For Immediate Release
April 10, 2007
Contacts: Lee Tune, 301 405 4679 or ltune@umd.edu

Maryland Astronomers Crack 45-Year-Old Mystery

COLLEGE PARK, Md. -- With the help of a quartet of space observatories, University of Maryland astronomers appear to have solved a decades-old mystery about the nature of two ghostly spiral arms in the galaxy M106.

The Maryland team, led by research associate Yuxuan Yang, took advantage of the unique capabilities of NASAs Chandra X-ray Observatory, NASAs Spitzer Space Telescope, the European Space Agencys XMM-Newton X-ray observatory, and data obtained almost a decade ago with NASAs Hubble Space Telescope.

M106 (also known as NGC 4258) is a stately spiral galaxy 23.5 million light-years away in the constellation Canes Venatici. In visible-light images, two prominent arms emanate from the bright nucleus and spiral outward. These arms are dominated by young, bright stars, which light up the gas within the arms. "But in radio and X-ray images, two additional spiral arms dominate the picture, appearing as ghostly apparitions between the main arms," says team member Andrew Wilson, a professor of astronomy at the University of Maryland. These so-called "anomalous arms" consist mostly of gas.
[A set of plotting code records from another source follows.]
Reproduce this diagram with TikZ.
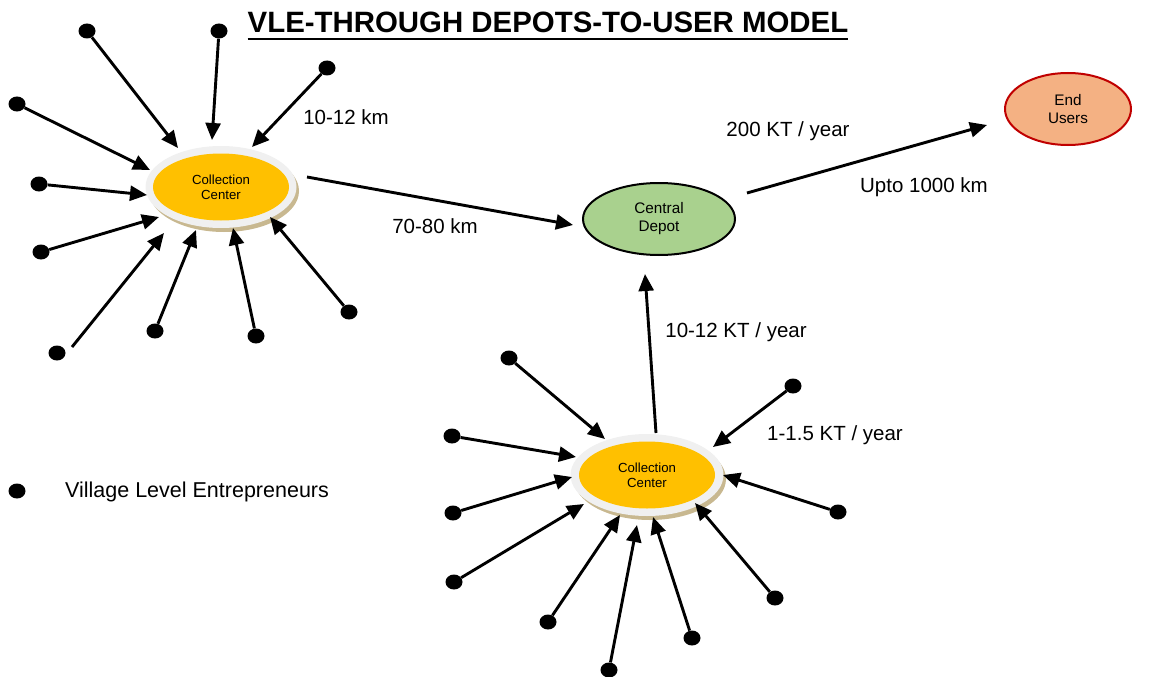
\documentclass[tikz,border=0pt]{standalone}
\usepackage{fontspec}
\setmainfont{Liberation Sans}
\usetikzlibrary{shapes.geometric,arrows.meta}
\definecolor{ccyellow}{HTML}{FFC000}
\definecolor{ccring}{HTML}{F0F0F0}
\definecolor{cctan}{HTML}{C8B890}
\definecolor{depotgreen}{HTML}{A9D18E}
\definecolor{userorange}{HTML}{F4B183}
\definecolor{userred}{HTML}{C00000}
\tikzset{
  vle/.style={ellipse,fill=black,minimum width=17pt,minimum height=15pt,inner sep=0pt},
  arr/.style={line width=2.9pt,-{Triangle[length=17pt,width=15pt]}},
  lbl/.style={font=\fontsize{20.5}{24}\selectfont,inner sep=0pt},
  ccnode/.style={ellipse,fill=ccyellow,minimum width=136pt,minimum height=67pt,inner sep=0pt,align=center,font=\fontsize{13.2}{15}\selectfont},
  bignode/.style={ellipse,line width=2pt,inner sep=0pt,align=center,font=\fontsize{15.3}{18}\selectfont}
}
\begin{document}
\begin{tikzpicture}[x=1pt,y=-1pt]
\useasboundingbox (0,0) rectangle (1152,677);
% title
\node[inner sep=0pt,anchor=base,font=\fontsize{29.4}{33}\bfseries] (title) at (548,33) {VLE-THROUGH DEPOTS-TO-USER MODEL};
\draw[line width=2.7pt] ([yshift=-6pt]title.base west) -- ([yshift=-6pt]title.base east);

% collection center 1
\fill[cctan] (224,191) ellipse (75 and 41);
\fill[ccring] (221,187) ellipse (75.5 and 41);
\node[ccnode] (cc1) at (221,187) {Collection\\Center};
% collection center 2
\fill[cctan] (650,479) ellipse (76 and 41);
\fill[ccring] (647,475) ellipse (76.5 and 41);
\node[ccnode] (cc2) at (647,475) {Collection\\Center};

% central depot, end users
\node[bignode,draw=black,fill=depotgreen,minimum width=152pt,minimum height=72pt] (cd) at (659,219) {Central\\Depot};
\node[bignode,draw=userred,fill=userorange,minimum width=126pt,minimum height=72pt] (eu) at (1068,109) {End\\Users};

% left cluster
\node[vle] (a1) at (87,31) {};
\node[vle] (a2) at (219,31) {};
\node[vle] (a3) at (327,68) {};
\node[vle] (a4) at (17,104) {};
\node[vle] (a5) at (39,184) {};
\node[vle] (a6) at (41,252) {};
\node[vle] (a7) at (57,353) {};
\node[vle] (a8) at (155,331) {};
\node[vle] (a9) at (256,336) {};
\node[vle] (a10) at (349,312) {};
\coordinate (ta1) at (178,148);
\coordinate (ta2) at (212,140);
\coordinate (ta3) at (252,147);
\coordinate (ta4) at (150,170);
\coordinate (ta5) at (147,195);
\coordinate (ta6) at (159,217);
\coordinate (ta7) at (164,233);
\coordinate (ta8) at (196,230);
\coordinate (ta9) at (233,228);
\coordinate (ta10) at (270,217);
\coordinate (sa7) at (72,347);
\foreach \i in {1,2,3,4,5,6,8,9,10} \draw[arr] (a\i) -- (ta\i);
\draw[arr] (sa7) -- (ta7);

% lower cluster
\node[vle] (b1) at (509,358) {};
\node[vle] (b2) at (793,386) {};
\node[vle] (b3) at (452,436) {};
\node[vle] (b4) at (453,513) {};
\node[vle] (b5) at (838,512) {};
\node[vle] (b6) at (454,582) {};
\node[vle] (b7) at (548,622) {};
\node[vle] (b8) at (609,670) {};
\node[vle] (b9) at (692,638) {};
\node[vle] (b10) at (775,598) {};
\coordinate (tb1) at (605,439);
\coordinate (tb2) at (713,447);
\coordinate (tb3) at (576,457);
\coordinate (tb4) at (572,477);
\coordinate (tb5) at (723,475);
\coordinate (tb6) at (584,504);
\coordinate (tb7) at (620,515);
\coordinate (tb8) at (637,525);
\coordinate (tb9) at (653,517);
\coordinate (tb10) at (695,503);
\foreach \i in {1,...,10} \draw[arr] (b\i) -- (tb\i);

% main flows
\coordinate (s1) at (307,177);
\coordinate (e1) at (573,225);
\draw[arr] (s1) -- (e1);
\coordinate (s2) at (747,193);
\coordinate (e2) at (987,125);
\draw[arr] (s2) -- (e2);
\coordinate (s3) at (656,433);
\coordinate (e3) at (645,274);
\draw[arr] (s3) -- (e3);

% labels
\node[lbl] (l1) at (346,117) {10-12 km};
\node[lbl] (l2) at (435,226) {70-80 km};
\node[lbl] (l3) at (788,131) {200 KT / year};
\node[lbl] (l4) at (924,187) {Upto 1000 km};
\node[lbl] (l5) at (736,332) {10-12 KT / year};
\node[lbl] (l6) at (835,435) {1-1.5 KT / year};

% legend
\node[vle] (lg) at (17,491) {};
\node[lbl,anchor=west,font=\fontsize{21.5}{25}\selectfont] (lgt) at (65,492) {Village Level Entrepreneurs};
\end{tikzpicture}
\end{document}
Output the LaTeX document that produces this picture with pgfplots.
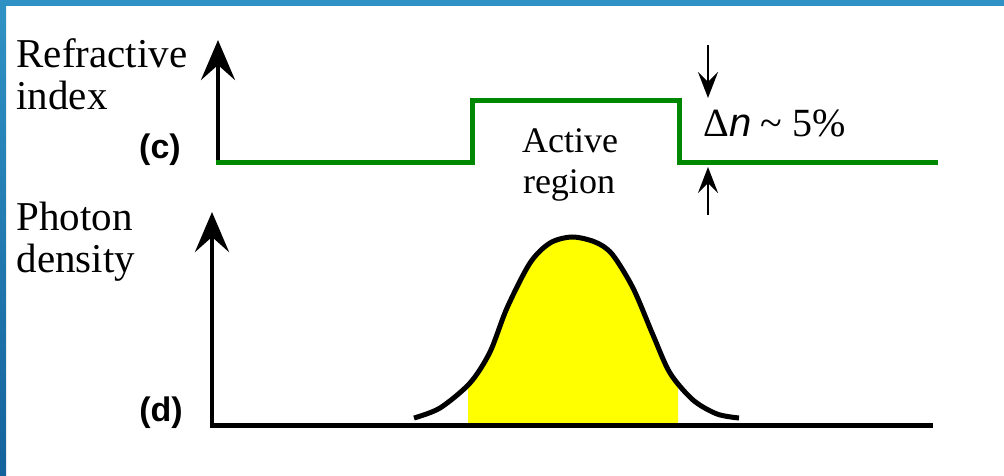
\documentclass[border=0pt]{standalone}
\usepackage{fontspec}
\setmainfont{Liberation Serif}
\newfontfamily\labelsans{Liberation Sans}
\usepackage{pgfplots}
\pgfplotsset{compat=1.18}
\usepgfplotslibrary{fillbetween}
\usetikzlibrary{arrows.meta}

\definecolor{stepgreen}{RGB}{0,135,0}
\definecolor{modeyellow}{RGB}{255,255,0}
\definecolor{frameblueA}{RGB}{48,146,196}
\definecolor{frameblueB}{RGB}{20,98,156}

\begin{document}
\begin{tikzpicture}
\begin{axis}[
  scale only axis, width=1004pt, height=475pt,
  xmin=0, xmax=1004, ymin=0, ymax=475, y dir=reverse,
  hide axis, clip=false,
  every node/.style={inner sep=0pt, outer sep=0pt},
]
% page extent and frame
\path[use as bounding box] (axis cs:0,0) rectangle (axis cs:1004,475);
\fill[frameblueA] (axis cs:0,0) rectangle (axis cs:1004,6);
\shade[top color=frameblueA, bottom color=frameblueB] (axis cs:0,0) rectangle (axis cs:6,475);

% (c) refractive index profile
\draw[line width=4.5pt, -{Stealth[length=40pt,width=34pt,inset=15pt]}]
  (axis cs:218,165) -- (axis cs:218,40);
\addplot[stepgreen, line width=5pt, line join=miter] coordinates {
  (216,162) (472,162) (472,101) (679,101) (679,162) (938,162)
};
\draw[line width=2.5pt, -{Stealth[length=26pt,width=20pt,inset=10pt]}]
  (axis cs:708,45) -- (axis cs:708,98);
\draw[line width=2.5pt, -{Stealth[length=26pt,width=20pt,inset=10pt]}]
  (axis cs:708,215) -- (axis cs:708,167);
\node[anchor=base west] at (axis cs:700,137)
  {\fontsize{40}{42}\selectfont Δ{\labelsans\itshape n}\hspace{9pt}\textasciitilde\hspace{10pt}5\%};
\node[anchor=base] at (axis cs:570,152) {\fontsize{36}{40}\selectfont Active};
\node[anchor=base] at (axis cs:569,193) {\fontsize{36}{40}\selectfont region};
\node[anchor=base west] at (axis cs:13,68) {\fontsize{41}{44}\selectfont Refractive};
\node[anchor=base west] at (axis cs:13,110) {\fontsize{41}{44}\selectfont index};
\node at (axis cs:160,150) {\fontsize{34}{36}\selectfont\labelsans\bfseries (c)};

% (d) photon density profile
\draw[line width=4.5pt, -{Stealth[length=40pt,width=34pt,inset=15pt]}]
  (axis cs:212,427) -- (axis cs:212,212);
\addplot[draw=none, name path=mode, smooth] coordinates {
  (414,418) (440,408) (470,383) (490,352) (507,308) (530,263) (550,243)
  (572,237) (595,242) (612,254) (633,288) (653,335) (670,373) (693,400)
  (717,414) (739,418)
};
\addplot[draw=none, name path=floor] coordinates {(400,423) (760,423)};
\addplot[modeyellow, on layer=main] fill between[of=mode and floor, soft clip={domain=468:678}];
\draw[line width=5pt] (axis cs:210,425) -- (axis cs:933,425);
\addplot[black, line width=5pt, smooth] coordinates {
  (414,418) (440,408) (470,383) (490,352) (507,308) (530,263) (550,243)
  (572,237) (595,242) (612,254) (633,288) (653,335) (670,373) (693,400)
  (717,414) (739,418)
};
\node[anchor=base west] at (axis cs:13,230) {\fontsize{41}{44}\selectfont Photon};
\node[anchor=base west] at (axis cs:13,272) {\fontsize{41}{44}\selectfont density};
\node at (axis cs:161,413) {\fontsize{34}{36}\selectfont\labelsans\bfseries (d)};
\end{axis}
\end{tikzpicture}
\end{document}
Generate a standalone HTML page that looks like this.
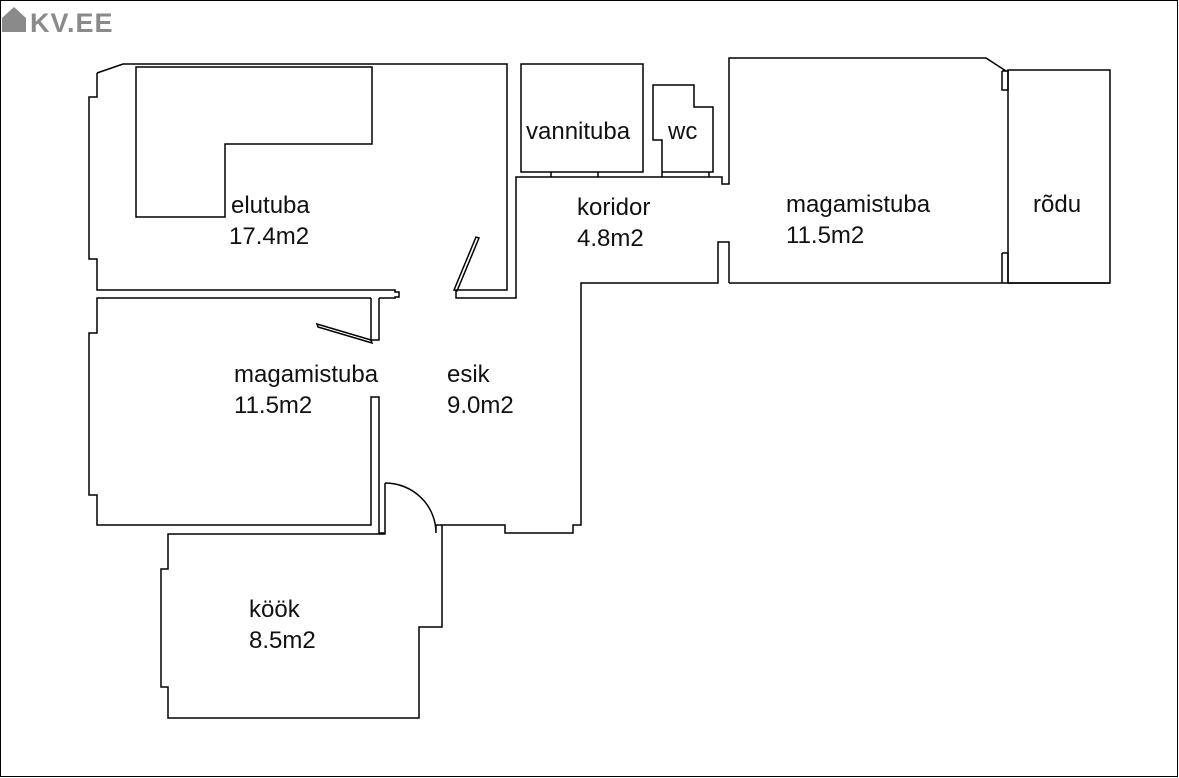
<!DOCTYPE html>
<html><head><meta charset="utf-8"><style>
html,body{margin:0;padding:0;background:#fff;}
svg{display:block;}
text{font-family:"Liberation Sans",Arial,sans-serif;font-size:24px;fill:#111;}
</style></head><body>
<svg width="1179" height="778" viewBox="0 0 1179 778" xmlns="http://www.w3.org/2000/svg">
<rect x="0.5" y="0.5" width="1177" height="776" fill="#fff" stroke="#000" stroke-width="1"/>
<g fill="#8a8a8a">
<path d="M2 18 L14 7 L26 18 L26 32 L2 32 Z"/>
<text x="30" y="32" style="font-size:27px;font-weight:bold;fill:#8a8a8a;letter-spacing:1px">KV.EE</text>
</g>
<g fill="none" stroke="#000" stroke-width="1.5">
<polyline points="97,73 123,64 507,64 507,290 460,290"/>
<polyline points="97,73 97,97 89,97 89,259 97,259 97,290 395,290 395,292 399,292 399,297 395,297 395,298 379,298"/>
<polygon points="136,67 372,67 372,144 225,144 225,217 136,217"/>
<polygon points="454,290 457,291 479,238 476,237"/>
<polyline points="460,290 456,290 456,298 516,298 516,177 722,177 722,184 729,184 729,58 986,58 1006,71"/>
<polyline points="371,298 97,298 97,333 89,333 89,495 97,495 97,525 371,525 371,397 379,397 379,533 385,533"/>
<polyline points="371,298 371,340 379,340 379,298"/>
<polygon points="317,324 318,327 372,343 371,340"/>
<rect x="521" y="64" width="122" height="108"/>
<polyline points="662,172 662,140 653,140 653,85 694,85 694,107 713,107 713,172 662,172"/>
<line x1="551" y1="172" x2="551" y2="177"/><line x1="598" y1="172" x2="598" y2="177"/>
<line x1="662" y1="172" x2="662" y2="177"/><line x1="709" y1="172" x2="709" y2="177"/>
<polyline points="1002,71 1008,71 1008,90 1002,90 1002,71"/>
<polyline points="1002,253 1008,253 1008,283"/>
<line x1="1002" y1="253" x2="1002" y2="283"/>
<rect x="1008" y="70" width="102" height="213"/>
<polyline points="729,283 1110,283"/>
<polyline points="729,283 729,242 718,242 718,283 581,283 581,525 573,525 573,533 505,533 505,525 442,525 442,627 419,627 419,718 168,718 168,687 161,687 161,569 168,569 168,534 385,534 385,483"/>
<path d="M385,483 A51,50 0 0 1 436,533 L436,525 L442,525"/>
</g>
<text x="231" y="213">elutuba</text><text x="229" y="244">17.4m2</text>
<text x="526" y="139">vannituba</text><text x="668" y="139">wc</text>
<text x="577" y="215">koridor</text><text x="577" y="246">4.8m2</text>
<text x="786" y="212">magamistuba</text><text x="786" y="243">11.5m2</text>
<text x="1033" y="212">rõdu</text>
<text x="234" y="382">magamistuba</text><text x="234" y="413">11.5m2</text>
<text x="447" y="382">esik</text><text x="447" y="413">9.0m2</text>
<text x="249" y="617">köök</text><text x="249" y="648">8.5m2</text>
</svg>
</body></html>
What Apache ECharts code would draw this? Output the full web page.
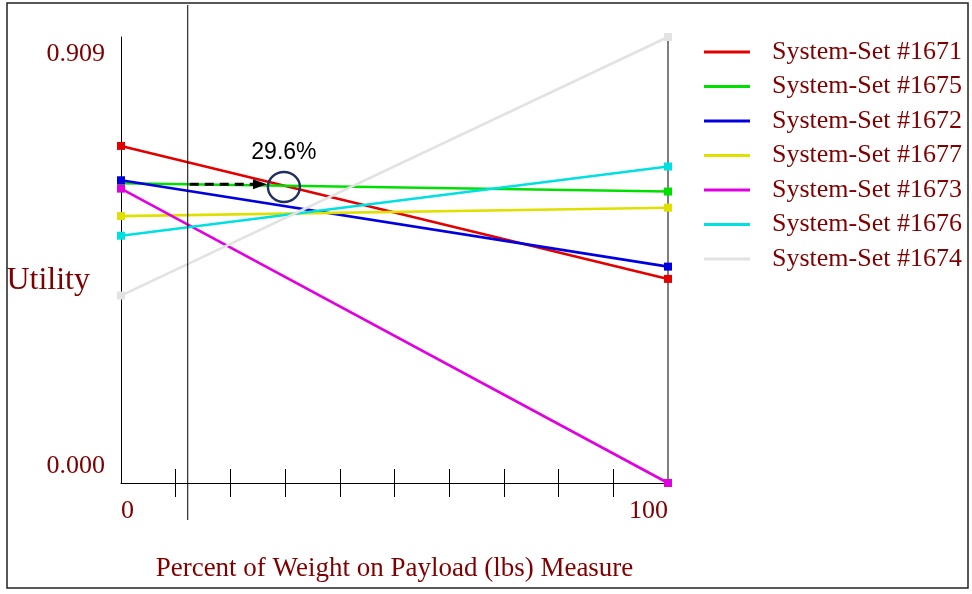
<!DOCTYPE html>
<html>
<head>
<meta charset="utf-8">
<script src="https://cdn.jsdelivr.net/npm/echarts@6.0.0/dist/echarts.min.js"></script>
<style>
html,body{margin:0;padding:0;background:#fff;}
#main{width:972px;height:594px;}
</style>
</head>
<body>
<div id="main"></div>
<script>
// ---- data ----
const xValues = [0, 100];
const seriesNames = ['System-Set #1671','System-Set #1675','System-Set #1672','System-Set #1677','System-Set #1673','System-Set #1676','System-Set #1674'];
const startValues = [0.687, 0.611, 0.617, 0.544, 0.600, 0.504, 0.382];
const endValues   = [0.416, 0.594, 0.441, 0.561, 0.000, 0.645, 0.909];
const seriesColors = ['#e20000','#00e000','#0000e0','#e0e000','#e000e0','#00e0e0','#e2e2e2'];
const yMin = 0.000, yMax = 0.909;
const xTickValues = [10,20,30,40,50,60,70,80,90];
const xLabelValues = [0, 100];
const yLabelValues = [0.000, 0.909];
const currentWeightPct = 12.2;
const crossoverPct = 29.6;
const crossoverLabel = '29.6%';
const xTitle = 'Percent of Weight on Payload (lbs) Measure';
const yTitle = 'Utility';

const DARKRED = '#7f0000';
const SERIF = '"Liberation Serif", "Times New Roman", serif';

const chart = echarts.init(document.getElementById('main'), null, {renderer:'canvas'});

const series = seriesNames.map((n, i) => ({
  name: n,
  type: 'line',
  xAxisIndex: 0,
  yAxisIndex: 0,
  data: [[xValues[0], startValues[i]], [xValues[1], endValues[i]]],
  symbol: 'rect',
  symbolSize: 8,
  showSymbol: true,
  lineStyle: {color: seriesColors[i], width: 2.6},
  itemStyle: {color: seriesColors[i]},
  emphasis: {disabled: true},
  z: 3
}));

const option = {
  animation: false,
  backgroundColor: '#fff',
  grid: {left: 121, right: 304, top: 37, bottom: 111, containLabel: false, outerBoundsMode: 'none'},
  legend: {
    left: 704, top: 39, orient: 'vertical', padding: 0,
    icon: 'rect', itemWidth: 46, itemHeight: 3, itemGap: 8.5,
    selectedMode: false,
    data: seriesNames,
    textStyle: {color: DARKRED, fontFamily: SERIF, fontSize: 26, lineHeight: 24, padding: [0,0,0,17]}
  },
  xAxis: [{
    type: 'value', min: 0, max: 100, interval: 10, position: 'bottom',
    axisLine: {show: true, onZero: false, lineStyle: {color: '#000', width: 1}},
    axisTick: {show: true, length: 14, inside: false, customValues: xTickValues, lineStyle: {color: '#000'}},
    axisLabel: {show: true, customValues: xLabelValues, margin: 15, color: DARKRED, fontFamily: SERIF, fontSize: 26,
      alignMinLabel: 'left', alignMaxLabel: 'right'},
    splitLine: {show: false},
    name: xTitle, nameLocation: 'middle', nameGap: 72,
    nameTextStyle: {color: DARKRED, fontFamily: SERIF, fontSize: 27}
  },{
    type: 'value', min: 0, max: 100, interval: 10, position: 'bottom',
    axisLine: {show: false, onZero: false},
    axisTick: {show: true, length: 14, inside: true, customValues: xTickValues, lineStyle: {color: '#000'}},
    axisLabel: {show: false},
    splitLine: {show: false}
  }],
  yAxis: [{
    type: 'value', min: yMin, max: yMax, position: 'left',
    axisLine: {show: true, onZero: false, lineStyle: {color: '#000', width: 1}},
    axisTick: {show: false},
    splitLine: {show: false},
    axisLabel: {
      show: true, customValues: yLabelValues, margin: 16,
      formatter: v => (v >= yMax - 1e-9 ? '{t|' : '{b|') + v.toFixed(3) + '}',
      rich: {
        t: {color: DARKRED, fontFamily: SERIF, fontSize: 26, padding: [34,0,0,0]},
        b: {color: DARKRED, fontFamily: SERIF, fontSize: 26, padding: [0,0,34,0]}
      }
    }
  },{
    type: 'value', min: yMin, max: yMax, position: 'right',
    axisLine: {show: true, onZero: false, lineStyle: {color: '#555', width: 1.5}},
    axisTick: {show: false}, axisLabel: {show: false}, splitLine: {show: false}
  }],
  series: series
};
chart.setOption(option);

// ---- annotations derived from the scales ----
const greenIdx = 1, redIdx = 0;
function valAt(i, x) { return startValues[i] + (endValues[i] - startValues[i]) * x / 100; }
const toPx = p => chart.convertToPixel({xAxisIndex:0, yAxisIndex:0}, p);
const cwTop = toPx([currentWeightPct, yMax]);
const arrowStart = toPx([currentWeightPct, valAt(greenIdx, currentWeightPct)]);
const crossVal = (valAt(greenIdx, crossoverPct) + valAt(redIdx, crossoverPct)) / 2;
const cross = toPx([crossoverPct, crossVal]);
const axisMid = toPx([0, (yMin + yMax) / 2]);
const rx = 16, ry = 15;
const tipX = cross[0] - rx;
const ay = arrowStart[1];

chart.setOption({
  graphic: [
    {type:'rect', shape:{x:7, y:3, width:961, height:585}, style:{fill:'none', stroke:'#222', lineWidth:1.5}, silent:true, z:0},
    {type:'text', x:axisMid[0]-31, y:axisMid[1]+21, style:{text:yTitle, fill:DARKRED, font:'32px ' + SERIF, textAlign:'right', textVerticalAlign:'middle'}, silent:true, z:10},
    {type:'line', shape:{x1:cwTop[0], y1:5, x2:cwTop[0], y2:520}, style:{stroke:'#000', lineWidth:1}, silent:true, z:10},
    {type:'line', shape:{x1:arrowStart[0]+2, y1:ay, x2:tipX-12, y2:ay}, style:{stroke:'#000', lineWidth:2.8, lineDash:[9,6]}, silent:true, z:11},
    {type:'polygon', shape:{points:[[tipX, ay],[tipX-14, ay-5],[tipX-14, ay+5]]}, style:{fill:'#000'}, silent:true, z:11},
    {type:'ellipse', shape:{cx:cross[0]+1, cy:cross[1]+1.5, rx:rx, ry:ry}, style:{fill:'none', stroke:'#1f2f5f', lineWidth:2.4}, silent:true, z:12},
    {type:'text', x:cross[0]+1, y:cross[1]-33, style:{text:crossoverLabel, fill:'#000', font:'23px "Liberation Sans", Arial, sans-serif', textAlign:'center', textVerticalAlign:'middle'}, silent:true, z:12}
  ]
});
</script>
</body>
</html>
"The nature of these anomalous arms is a long-standing puzzle in astronomy," says Yang. "They have been a mystery since they were first discovered in the early 1960s."

By analyzing data from XMM-Newton, Spitzer, and Chandra, Yang, fellow graduate student Bo Li, Wilson and associate professor of astronomy Christopher Reynolds, all in the university's Department of Astronomy, have confirmed earlier suspicions that the ghostly arms represent regions of gas that are being violently heated by shock waves.

Previously, some astronomers had suggested that the anomalous arms are jets of particles being ejected by a supermassive black hole in M106s nucleus. But radio observations by the National Radio Astronomy Observatorys Very Long Baseline Array, and the Very Large Array in New Mexico, later identified another pair of jets originating in the core. "It is highly unlikely that an active galactic nucleus could have more than one pair of jets," says Yang.

In 2001, Wilson, Yang, and Gerald Cecil, of the University of North Carolina, Chapel Hill, noted that the two jets are tipped 30 degrees with respect to the galaxy disk. But if one could vertically project the jets onto the disk, they would line up almost perfectly with the anomalous arms. Figuring that this alignment was not strictly a matter of chance, Wilson, Yang, and Cecil proposed that the jets heat the gas in their line of travel, forming an expanding cocoon. Because the jets lie close to M106s disk, the cocoon heats gas in the disk and generates shock waves, heating the gas to millions of degrees and causing it to radiate brightly in X-rays and other wavelengths.

To test this idea, Yang and his colleagues looked at archival spectral observations from XMM-Newton. With XMM-Newtons superb sensitivity, the team could measure the gas temperature in the anomalous arms and also see how strongly X-rays from the gas are absorbed en route by intervening material.

"One of the predictions of this scenario is that the anomalous arms will gradually be pushed out of the galactic disk plane by jet-heated gas," says Yang.

The XMM-Newton spectra show that X-rays are more strongly absorbed in the direction of the northwest arm than in the southeast arm. The results strongly suggest that the southeast arm is partly on the near side of M106s disk, and the northwest arm is partly on the far side.

The scientists noted that these observations show clear consistency with their scenario. Confirmation of this interpretation has recently come from archival observations from NASAs Spitzer Space Telescope, whose infrared view shows clear signs that X-ray emission from the northwest arm is being absorbed by warm gas and dust in the galaxys disk. Moreover, Chandras superior imaging resolution gives clear indications of gas shocked by interactions with the two jets.

Besides addressing the mystery of the anomalous arms, these observations allowed the team to estimate the energy in the jets and gauge their relationship to M106s central black hole. The teams paper will appear in the May 10 issue of the Astrophysical Journal.